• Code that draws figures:

** begin **

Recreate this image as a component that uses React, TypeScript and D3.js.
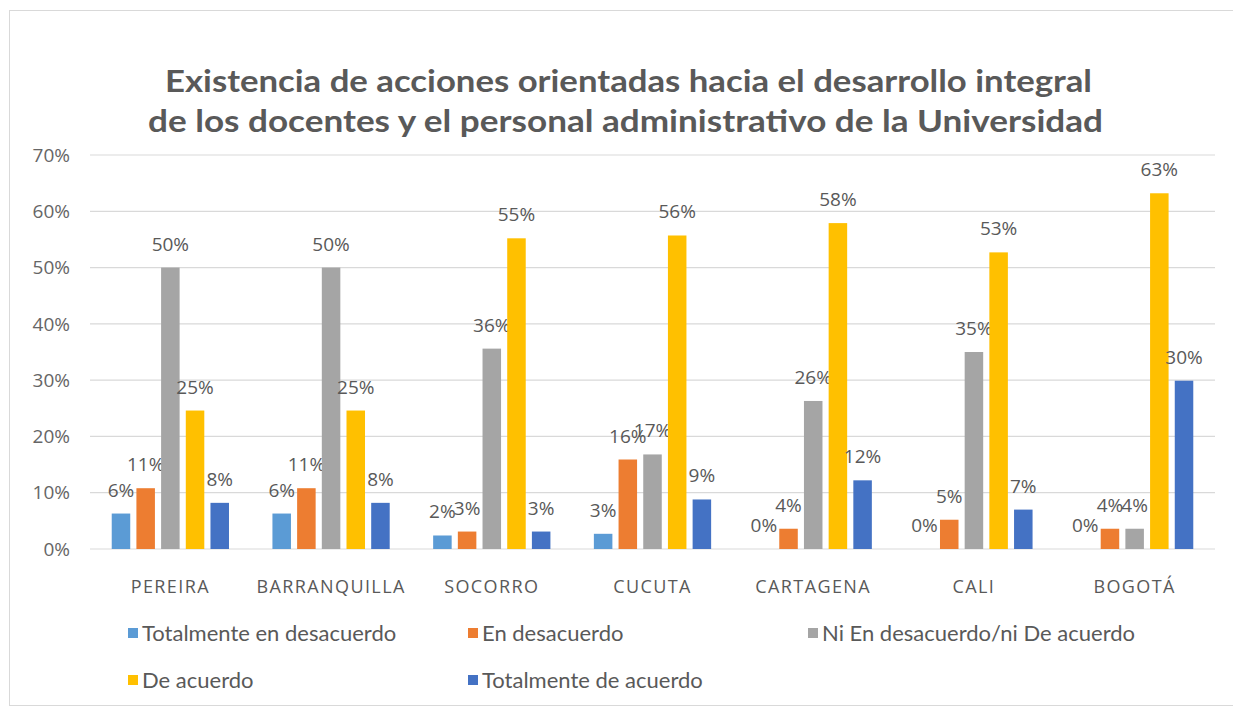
import React from "react";
import * as d3 from "d3";

const categories = ["PEREIRA", "BARRANQUILLA", "SOCORRO", "CUCUTA", "CARTAGENA", "CALI", "BOGOTÁ"];
const seriesNames = [
  "Totalmente en desacuerdo",
  "En desacuerdo",
  "Ni En desacuerdo/ni De acuerdo",
  "De acuerdo",
  "Totalmente de acuerdo",
];
const totalDesacuerdo = [6.3, 6.3, 2.4, 2.7, 0, 0, 0];
const enDesacuerdo = [10.8, 10.8, 3.1, 15.9, 3.6, 5.2, 3.6];
const niNi = [50, 50, 35.6, 16.8, 26.3, 35.0, 3.6];
const deAcuerdo = [24.6, 24.6, 55.2, 55.7, 57.9, 52.7, 63.2];
const totalAcuerdo = [8.2, 8.2, 3.1, 8.8, 12.2, 7.0, 29.9];
const yTicks = [0, 10, 20, 30, 40, 50, 60, 70];
const colors = ["#5B9BD5", "#ED7D31", "#A5A5A5", "#FFC000", "#4472C4"];
const titleLines = [
  "Existencia de acciones orientadas hacia el desarrollo integral",
  "de los docentes y el personal administrativo de la Universidad",
];

const seriesValues = [totalDesacuerdo, enDesacuerdo, niNi, deAcuerdo, totalAcuerdo];

export default function App() {
  const W = 1233;
  const H = 709;
  const left = 90;
  const right = 1215;
  const top = 155;
  const bottom = 549;

  const x0 = d3.scaleBand<string>().domain(categories).range([left, right]).padding(0);
  const x1 = d3
    .scaleBand<string>()
    .domain(seriesNames)
    .range([0, x0.bandwidth()])
    .paddingInner(0.25)
    .paddingOuter(0.88);
  const y = d3.scaleLinear().domain([0, 70]).range([bottom, top]);

  const txt = "#595959";
  const font = "'Open Sans', sans-serif";

  const legendItems = [
    { i: 0, x: 128, y: 633 },
    { i: 1, x: 468, y: 633 },
    { i: 2, x: 808, y: 633 },
    { i: 3, x: 128, y: 680 },
    { i: 4, x: 468, y: 680 },
  ];

  const titleSpans = [
    { x0: 165, x1: 1092 },
    { x0: 148, x1: 1103 },
  ];

  return (
    <svg
      width={W}
      height={H}
      style={{ position: "absolute", left: 0, top: 0, background: "#fff" }}
    >
      <rect x={0} y={0} width={W} height={H} fill="#fff" />
      <rect x={9.5} y={10.5} width={1300} height={695} fill="#fff" stroke="#d9d9d9" strokeWidth={1} />
      {titleLines.map((t, i) => (
        <text
          key={i}
          x={titleSpans[i].x0}
          y={92 + i * 40}
          textLength={titleSpans[i].x1 - titleSpans[i].x0}
          lengthAdjust="spacingAndGlyphs"
          fontFamily="Lato, sans-serif"
          fontWeight={700}
          fontSize={31}
          fill={txt}
        >
          {t}
        </text>
      ))}
      {yTicks.map((t) => (
        <g key={t}>
          <line x1={left} x2={right} y1={y(t)} y2={y(t)} stroke="#d9d9d9" strokeWidth={1.2} />
          <text
            x={70}
            y={y(t)}
            dy="0.35em"
            textAnchor="end"
            fontFamily={font}
            fontSize={19}
            fill="#666"
          >
            {t}%
          </text>
        </g>
      ))}
      {categories.map((c, ci) => (
        <g key={c} transform={`translate(${x0(c)},0)`}>
          {seriesNames.map((s, si) => {
            const v = seriesValues[si][ci];
            const bx = x1(s)!;
            const bw = x1.bandwidth();
            return (
              <g key={s}>
                {v > 0 && (
                  <rect x={bx} y={y(v)} width={bw} height={y(0) - y(v)} fill={colors[si]} />
                )}
                <text
                  x={bx + bw / 2}
                  y={y(v) - 17}
                  textAnchor="middle"
                  fontFamily={font}
                  fontSize={19}
                  fill={txt}
                >
                  {Math.round(v)}%
                </text>
              </g>
            );
          })}
          <text
            x={x0.bandwidth() / 2}
            y={593}
            textAnchor="middle"
            fontFamily={font}
            fontSize={18}
            letterSpacing={1.4}
            fill={txt}
          >
            {c}
          </text>
        </g>
      ))}
      {legendItems.map(({ i, x, y: ly }) => (
        <g key={i}>
          <rect x={x} y={ly - 5} width={10} height={10} fill={colors[i]} />
          <text
            x={x + 14}
            y={ly}
            dy="0.35em"
            fontFamily="Lato, sans-serif"
            fontSize={22}
            fill={txt}
          >
            {seriesNames[i]}
          </text>
        </g>
      ))}
    </svg>
  );
}
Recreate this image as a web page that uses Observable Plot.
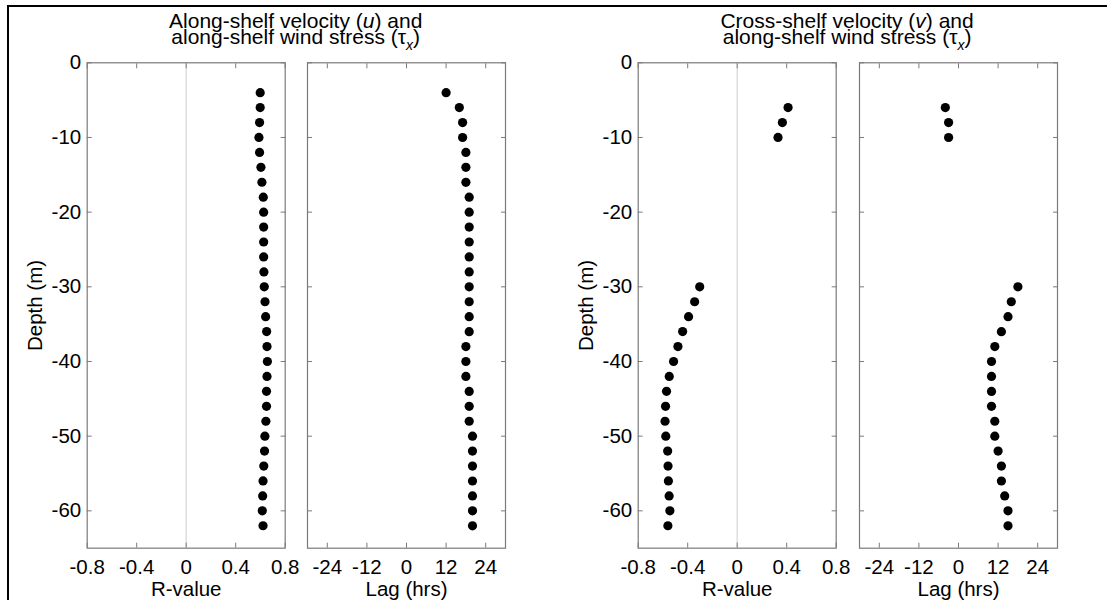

** end **

• TASK TO COMPLETE: Find each line with the string "React" and copy it out.

• WRITTEN RESPONSE:
Recreate this image as a component that uses React, TypeScript and D3.js.
import React from "react";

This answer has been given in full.